◆ Data extract ◆
★ ★ ★ ★ ★ ★ ★
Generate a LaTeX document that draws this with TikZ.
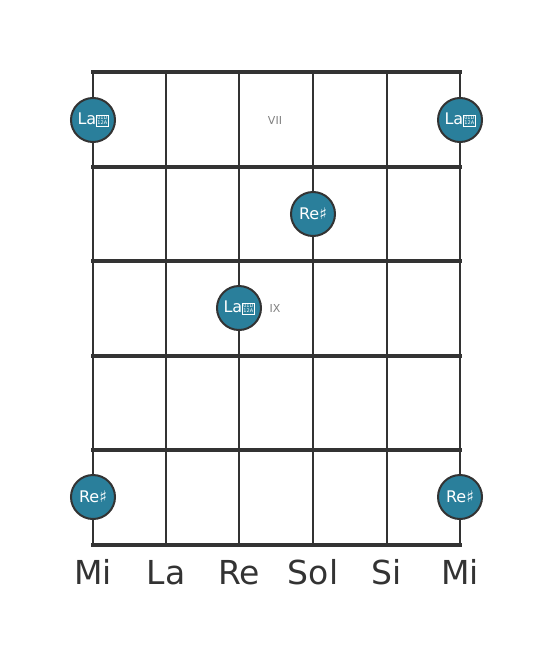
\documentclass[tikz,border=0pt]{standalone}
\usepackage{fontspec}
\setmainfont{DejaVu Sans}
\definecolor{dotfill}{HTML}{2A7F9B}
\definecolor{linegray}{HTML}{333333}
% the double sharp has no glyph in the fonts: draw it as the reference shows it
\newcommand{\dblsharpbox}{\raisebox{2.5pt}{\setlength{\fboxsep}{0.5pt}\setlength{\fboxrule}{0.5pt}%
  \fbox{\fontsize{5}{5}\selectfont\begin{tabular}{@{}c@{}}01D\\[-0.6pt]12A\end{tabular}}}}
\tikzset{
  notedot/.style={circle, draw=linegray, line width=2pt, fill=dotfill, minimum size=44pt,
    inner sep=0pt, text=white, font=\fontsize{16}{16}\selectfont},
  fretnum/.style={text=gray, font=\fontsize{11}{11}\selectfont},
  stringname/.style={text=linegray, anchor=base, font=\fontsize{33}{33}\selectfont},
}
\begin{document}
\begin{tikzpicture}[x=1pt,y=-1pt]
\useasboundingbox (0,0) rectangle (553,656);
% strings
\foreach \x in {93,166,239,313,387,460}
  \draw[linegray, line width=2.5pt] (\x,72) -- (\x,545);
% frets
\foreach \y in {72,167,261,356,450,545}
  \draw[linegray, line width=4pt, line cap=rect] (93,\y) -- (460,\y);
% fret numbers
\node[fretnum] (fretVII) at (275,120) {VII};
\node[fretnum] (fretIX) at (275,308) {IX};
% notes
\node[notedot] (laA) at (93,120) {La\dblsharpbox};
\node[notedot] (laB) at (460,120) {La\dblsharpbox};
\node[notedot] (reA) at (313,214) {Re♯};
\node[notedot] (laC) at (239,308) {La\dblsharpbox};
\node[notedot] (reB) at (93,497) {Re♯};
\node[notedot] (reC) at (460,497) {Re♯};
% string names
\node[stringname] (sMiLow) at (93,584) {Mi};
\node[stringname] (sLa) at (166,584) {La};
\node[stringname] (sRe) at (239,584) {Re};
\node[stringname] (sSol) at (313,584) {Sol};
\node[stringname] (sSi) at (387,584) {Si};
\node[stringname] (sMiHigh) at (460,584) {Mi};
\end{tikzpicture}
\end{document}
★ ★ ★ ★ ★ ★ ★
◆ Stated problem ◆
Make an exact copy of the listing above. Do not include the pictures.

◆ Exercise solution ◆
Generate a LaTeX document that draws this with TikZ.
\documentclass[tikz,border=0pt]{standalone}
\usepackage{fontspec}
\setmainfont{DejaVu Sans}
\definecolor{dotfill}{HTML}{2A7F9B}
\definecolor{linegray}{HTML}{333333}
% the double sharp has no glyph in the fonts: draw it as the reference shows it
\newcommand{\dblsharpbox}{\raisebox{2.5pt}{\setlength{\fboxsep}{0.5pt}\setlength{\fboxrule}{0.5pt}%
  \fbox{\fontsize{5}{5}\selectfont\begin{tabular}{@{}c@{}}01D\\[-0.6pt]12A\end{tabular}}}}
\tikzset{
  notedot/.style={circle, draw=linegray, line width=2pt, fill=dotfill, minimum size=44pt,
    inner sep=0pt, text=white, font=\fontsize{16}{16}\selectfont},
  fretnum/.style={text=gray, font=\fontsize{11}{11}\selectfont},
  stringname/.style={text=linegray, anchor=base, font=\fontsize{33}{33}\selectfont},
}
\begin{document}
\begin{tikzpicture}[x=1pt,y=-1pt]
\useasboundingbox (0,0) rectangle (553,656);
% strings
\foreach \x in {93,166,239,313,387,460}
  \draw[linegray, line width=2.5pt] (\x,72) -- (\x,545);
% frets
\foreach \y in {72,167,261,356,450,545}
  \draw[linegray, line width=4pt, line cap=rect] (93,\y) -- (460,\y);
% fret numbers
\node[fretnum] (fretVII) at (275,120) {VII};
\node[fretnum] (fretIX) at (275,308) {IX};
% notes
\node[notedot] (laA) at (93,120) {La\dblsharpbox};
\node[notedot] (laB) at (460,120) {La\dblsharpbox};
\node[notedot] (reA) at (313,214) {Re♯};
\node[notedot] (laC) at (239,308) {La\dblsharpbox};
\node[notedot] (reB) at (93,497) {Re♯};
\node[notedot] (reC) at (460,497) {Re♯};
% string names
\node[stringname] (sMiLow) at (93,584) {Mi};
\node[stringname] (sLa) at (166,584) {La};
\node[stringname] (sRe) at (239,584) {Re};
\node[stringname] (sSol) at (313,584) {Sol};
\node[stringname] (sSi) at (387,584) {Si};
\node[stringname] (sMiHigh) at (460,584) {Mi};
\end{tikzpicture}
\end{document}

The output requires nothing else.